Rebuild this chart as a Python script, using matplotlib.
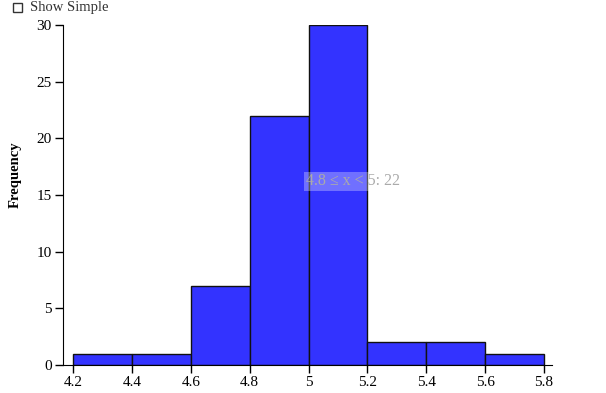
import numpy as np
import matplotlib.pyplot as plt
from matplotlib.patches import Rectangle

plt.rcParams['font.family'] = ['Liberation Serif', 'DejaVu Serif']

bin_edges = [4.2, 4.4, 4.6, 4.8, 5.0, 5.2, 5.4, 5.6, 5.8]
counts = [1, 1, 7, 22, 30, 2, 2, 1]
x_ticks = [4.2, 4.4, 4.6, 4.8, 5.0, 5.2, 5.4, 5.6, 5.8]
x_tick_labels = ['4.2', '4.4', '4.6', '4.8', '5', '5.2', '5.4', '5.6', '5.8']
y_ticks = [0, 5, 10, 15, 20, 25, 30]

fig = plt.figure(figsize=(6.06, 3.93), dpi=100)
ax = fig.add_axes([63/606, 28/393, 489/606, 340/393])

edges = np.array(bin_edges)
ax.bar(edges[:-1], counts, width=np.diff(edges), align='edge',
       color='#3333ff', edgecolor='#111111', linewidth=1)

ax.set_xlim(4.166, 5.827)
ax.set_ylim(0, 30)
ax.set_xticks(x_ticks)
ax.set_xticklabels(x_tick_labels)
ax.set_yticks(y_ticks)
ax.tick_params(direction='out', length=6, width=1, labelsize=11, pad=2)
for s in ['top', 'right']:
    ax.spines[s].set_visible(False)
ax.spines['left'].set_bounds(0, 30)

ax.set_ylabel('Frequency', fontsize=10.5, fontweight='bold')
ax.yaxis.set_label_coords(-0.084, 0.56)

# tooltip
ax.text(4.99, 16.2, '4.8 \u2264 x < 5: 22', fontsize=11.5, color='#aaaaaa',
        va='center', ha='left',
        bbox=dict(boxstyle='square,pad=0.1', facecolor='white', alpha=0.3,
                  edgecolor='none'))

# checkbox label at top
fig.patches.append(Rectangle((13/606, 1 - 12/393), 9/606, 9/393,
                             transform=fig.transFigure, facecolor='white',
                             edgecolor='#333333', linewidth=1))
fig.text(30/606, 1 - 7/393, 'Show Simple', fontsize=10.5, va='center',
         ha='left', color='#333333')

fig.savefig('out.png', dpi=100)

────────────────

* Objective *
Your task is to repeat the data above exactly while excluding the pictures.

* Written solution *
Rebuild this chart as a Python script, using matplotlib.
import numpy as np
import matplotlib.pyplot as plt
from matplotlib.patches import Rectangle

plt.rcParams['font.family'] = ['Liberation Serif', 'DejaVu Serif']

bin_edges = [4.2, 4.4, 4.6, 4.8, 5.0, 5.2, 5.4, 5.6, 5.8]
counts = [1, 1, 7, 22, 30, 2, 2, 1]
x_ticks = [4.2, 4.4, 4.6, 4.8, 5.0, 5.2, 5.4, 5.6, 5.8]
x_tick_labels = ['4.2', '4.4', '4.6', '4.8', '5', '5.2', '5.4', '5.6', '5.8']
y_ticks = [0, 5, 10, 15, 20, 25, 30]

fig = plt.figure(figsize=(6.06, 3.93), dpi=100)
ax = fig.add_axes([63/606, 28/393, 489/606, 340/393])

edges = np.array(bin_edges)
ax.bar(edges[:-1], counts, width=np.diff(edges), align='edge',
       color='#3333ff', edgecolor='#111111', linewidth=1)

ax.set_xlim(4.166, 5.827)
ax.set_ylim(0, 30)
ax.set_xticks(x_ticks)
ax.set_xticklabels(x_tick_labels)
ax.set_yticks(y_ticks)
ax.tick_params(direction='out', length=6, width=1, labelsize=11, pad=2)
for s in ['top', 'right']:
    ax.spines[s].set_visible(False)
ax.spines['left'].set_bounds(0, 30)

ax.set_ylabel('Frequency', fontsize=10.5, fontweight='bold')
ax.yaxis.set_label_coords(-0.084, 0.56)

# tooltip
ax.text(4.99, 16.2, '4.8 \u2264 x < 5: 22', fontsize=11.5, color='#aaaaaa',
        va='center', ha='left',
        bbox=dict(boxstyle='square,pad=0.1', facecolor='white', alpha=0.3,
                  edgecolor='none'))

# checkbox label at top
fig.patches.append(Rectangle((13/606, 1 - 12/393), 9/606, 9/393,
                             transform=fig.transFigure, facecolor='white',
                             edgecolor='#333333', linewidth=1))
fig.text(30/606, 1 - 7/393, 'Show Simple', fontsize=10.5, va='center',
         ha='left', color='#333333')

fig.savefig('out.png', dpi=100)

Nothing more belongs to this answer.